Nous nous demandions quelles alternatives avaient été mises en place en vue de continuer la promotion des albums. Tous deux ont fait état du livestream, avec clairement beaucoup plus d’enthousiasme à son égard dans le chef de Nele et Mike, qui estiment que « ce procédé a permis à plusieurs musiciens d’être mis en lumière » et réfléchissent à poursuivre de telles initiatives dans le futur. Didier nous précise pour sa part qu’ALL CAPS a participé à une captation live dans un château à Bruges pour Radio Rood et que La Jungle a enregistré une session live, début mai, au Alter Schlachthof à Eupen, mais « qu’il s’agit d’initiatives très marginales car les artistes défendus par Black Basset Records sont avant tout des artistes de scène et que rien ne peut vraiment la remplacer« . Il n’en demeure pas moins que La Jungle sera en concert livestream depuis Utrecht le mois prochain et devrait participer dans les prochains jours à un nouveau projet interview/livestreaam organisé par le Rockerill.

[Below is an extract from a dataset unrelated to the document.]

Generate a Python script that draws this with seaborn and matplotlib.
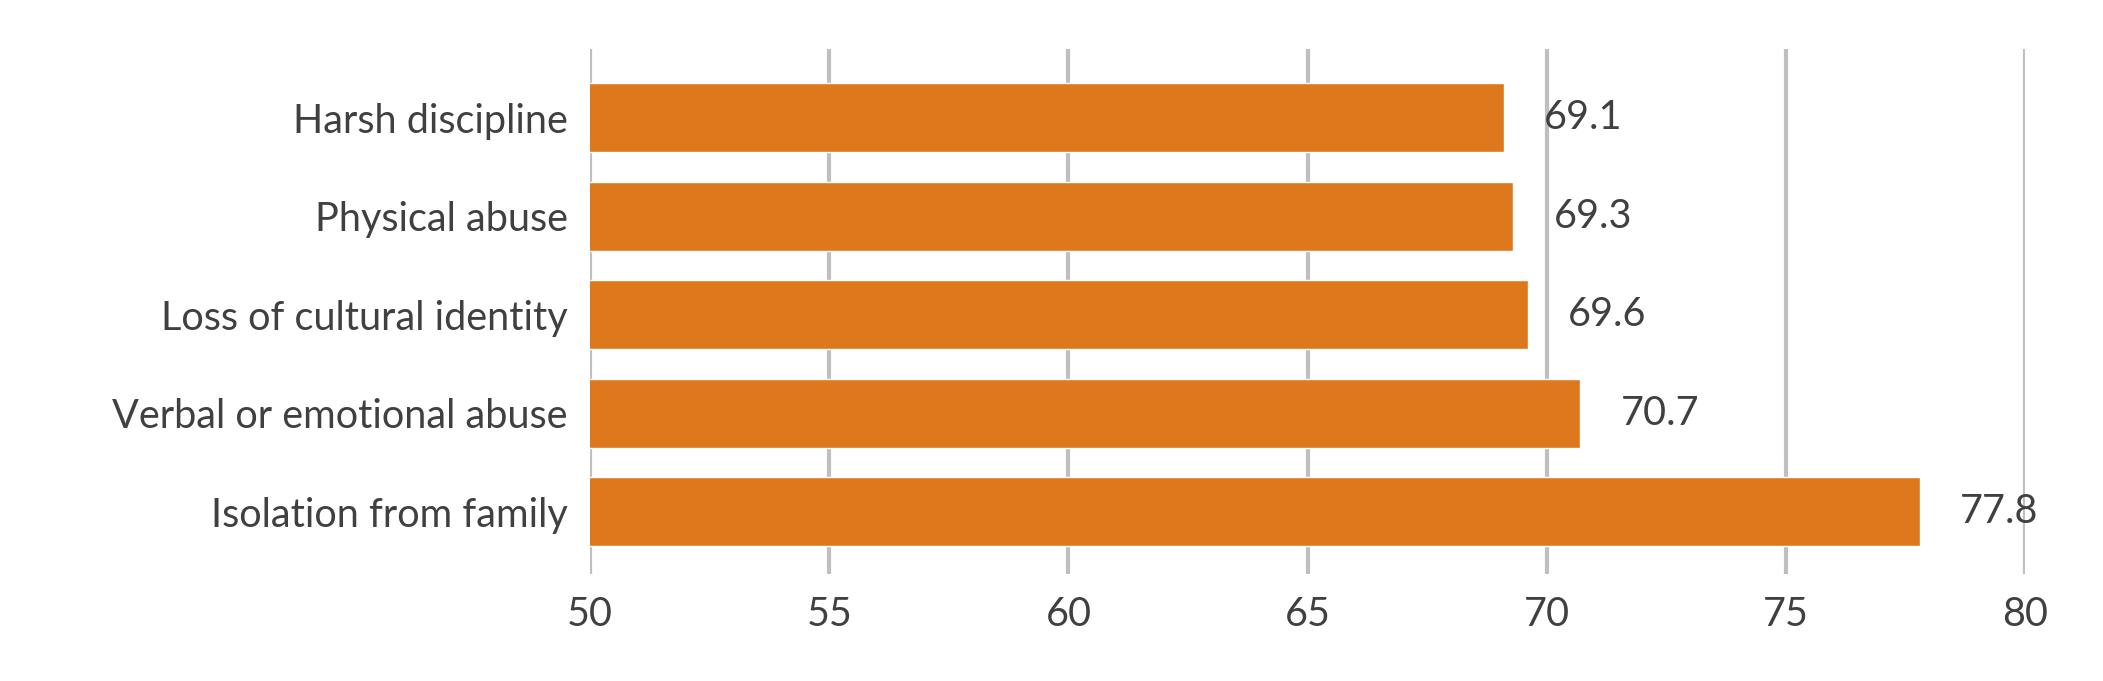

En ce qui concerne le public-cible de ces deux labels, la conclusion est qu’il a très peu changé sa manière de consommer. Aussi bien Consouling Sounds que Black Basset Records ont continué à vendre des disques et à les adresser à leurs acheteur•se•s par voie postale. Didier, pour sa part, estime les ventes « quasi similaires à une année normale« . Quant à Nele et Mike, ils ont continué pendant le confinement à conseiller des gens en ligne ou via Facebook, leur assurant ainsi un service personnalisé et ce malgré la fermeture physique de leur magasin.
Le grand perdant est manifestement le streaming, Didier expliquant cette baisse par le fait que les gens sont restés chez eux et associent l’écoute de musique sur des plateformes comme Spotify ou Deezer à des moments de vie qu’ils n’ont pu avoir en raison du confinement, tels que les trajets en transports en commun ou le sport, par exemple.
Ce qu’on retient surtout de notre rencontre avec Nele, Mike et Didier, c’est la passion manifeste qu’ils ont pour la musique, les musicien•ne•s et leur label. Alors, cerise sur le gâteau, on leur a demandé quels étaient les disques à acheter en ce moment.
Mike et Nele Sur Consouling Sounds :- IIVII – Grinding Teeth
- Of Blood Mercury – Strangers
- Ulveblod – Omnia Mors Aequat
- Hypochristmutreefuzz – Hypnos
- Crowd of Chairs – Mod Kid With Dog
- Motsus – Oumuamua
- Carneia – Voices of the Void
- Wheel of Smoke – Sonic Cure
- Ars Veneficium – Usurpation of the Seven
L’album Spotted Horse de Glassing dont les versions CD et K7 seront disponibles très prochainement : « Cet album était l’un de nos bijoux de 2019, c’est un album très fort et très sombre, essentiel à nos yeux« . Ses copains liégeois de Daggers de retour avec leur nouvel album Neon Noir Erotica, disponible en précommande. Les incroyables nordistes de Fall of Messiah et le premier single, Contreforts, de leur nouvel album, à venir chez les Anglais de Holy Roar Records, dont l’écoute l’a retourné. Un des ovnis belges de 2020 : Bààn avec Reset. Et pour terminer, dans un tout autre registre, le nouvel album des Anversois de Bear, Propaganda, sorti chez les Allemands de Pelagic Records.